--- Begin ---
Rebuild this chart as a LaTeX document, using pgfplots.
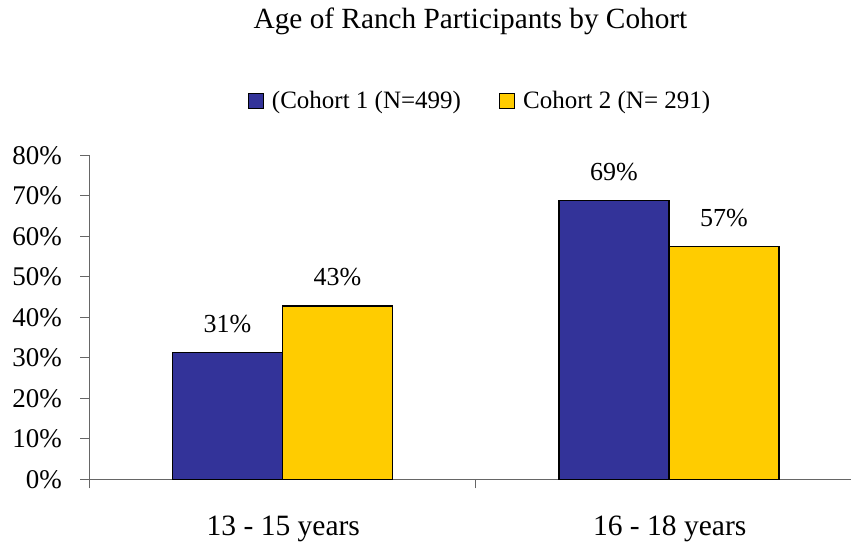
\documentclass[border=0pt]{standalone}
\usepackage{fontspec}
\setmainfont{Liberation Serif}
\usepackage{pgfplots}
\pgfplotsset{compat=1.18}
\definecolor{cblue}{HTML}{333399}
\definecolor{cgold}{HTML}{FFCC00}
\begin{document}
\begin{tikzpicture}
\useasboundingbox (-89.3bp,-62.7bp) rectangle (762.7bp,479.3bp);
\begin{axis}[
  scale only axis, width=761.6bp, height=324bp,
  xmin=0, xmax=1.971, ymin=0, ymax=80,
  axis x line=bottom, axis y line=left,
  axis line style={-, black!60, line width=1bp},
  xtick={0,1,2}, xticklabels={13 - 15 years,16 - 18 years,},
  xticklabel style={anchor=base, xshift=194bp, yshift=-47bp, font=\fontsize{29.5bp}{34bp}\selectfont},
  ytick={0,10,...,80},
  yticklabel={\pgfmathprintnumber{\tick}\%},
  /pgf/number format/assume math mode=true,
  yticklabel style={xshift=-15bp, font=\fontsize{27bp}{32bp}\selectfont},
  tick align=outside, major tick length=9bp,
  tick style={black!60, line width=1bp},
  ybar, bar width=110bp,
  nodes near coords={\pgfplotspointmeta\%}, point meta=explicit symbolic,
  every node near coord/.append style={anchor=base, yshift=20bp, font=\fontsize{26bp}{31bp}\selectfont, black},
  legend style={at={(0.513,1.1676)}, anchor=center, draw=none, legend columns=2,
    font=\fontsize{25bp}{30bp}\selectfont,
    /tikz/every even column/.append style={column sep=36bp}},
  legend image code/.code={\draw[#1, line width=1bp] (0bp,-7.5bp) rectangle (15bp,7.5bp); \path (21bp,0bp);},
  title={Age of Ranch Participants by Cohort},
  title style={at={(0.5005,1.3744)}, anchor=base, font=\fontsize{29.3bp}{34bp}\selectfont},
]
\addplot[fill=cblue, draw=black, line width=1.3bp, bar shift=-55bp] coordinates {(0.5,31.3) [31] (1.5,68.9) [69]};
\addplot[fill=cgold, draw=black, line width=1.3bp, bar shift=55bp] coordinates {(0.5,42.8) [43] (1.5,57.4) [57]};
\legend{(Cohort 1 (N=499), Cohort 2 (N= 291)}
\end{axis}
\end{tikzpicture}
\end{document}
--- End ---
Please write out all of the material above without changing a word, and omit any pictures.

Rebuild this chart as a LaTeX document, using pgfplots.
\documentclass[border=0pt]{standalone}
\usepackage{fontspec}
\setmainfont{Liberation Serif}
\usepackage{pgfplots}
\pgfplotsset{compat=1.18}
\definecolor{cblue}{HTML}{333399}
\definecolor{cgold}{HTML}{FFCC00}
\begin{document}
\begin{tikzpicture}
\useasboundingbox (-89.3bp,-62.7bp) rectangle (762.7bp,479.3bp);
\begin{axis}[
  scale only axis, width=761.6bp, height=324bp,
  xmin=0, xmax=1.971, ymin=0, ymax=80,
  axis x line=bottom, axis y line=left,
  axis line style={-, black!60, line width=1bp},
  xtick={0,1,2}, xticklabels={13 - 15 years,16 - 18 years,},
  xticklabel style={anchor=base, xshift=194bp, yshift=-47bp, font=\fontsize{29.5bp}{34bp}\selectfont},
  ytick={0,10,...,80},
  yticklabel={\pgfmathprintnumber{\tick}\%},
  /pgf/number format/assume math mode=true,
  yticklabel style={xshift=-15bp, font=\fontsize{27bp}{32bp}\selectfont},
  tick align=outside, major tick length=9bp,
  tick style={black!60, line width=1bp},
  ybar, bar width=110bp,
  nodes near coords={\pgfplotspointmeta\%}, point meta=explicit symbolic,
  every node near coord/.append style={anchor=base, yshift=20bp, font=\fontsize{26bp}{31bp}\selectfont, black},
  legend style={at={(0.513,1.1676)}, anchor=center, draw=none, legend columns=2,
    font=\fontsize{25bp}{30bp}\selectfont,
    /tikz/every even column/.append style={column sep=36bp}},
  legend image code/.code={\draw[#1, line width=1bp] (0bp,-7.5bp) rectangle (15bp,7.5bp); \path (21bp,0bp);},
  title={Age of Ranch Participants by Cohort},
  title style={at={(0.5005,1.3744)}, anchor=base, font=\fontsize{29.3bp}{34bp}\selectfont},
]
\addplot[fill=cblue, draw=black, line width=1.3bp, bar shift=-55bp] coordinates {(0.5,31.3) [31] (1.5,68.9) [69]};
\addplot[fill=cgold, draw=black, line width=1.3bp, bar shift=55bp] coordinates {(0.5,42.8) [43] (1.5,57.4) [57]};
\legend{(Cohort 1 (N=499), Cohort 2 (N= 291)}
\end{axis}
\end{tikzpicture}
\end{document}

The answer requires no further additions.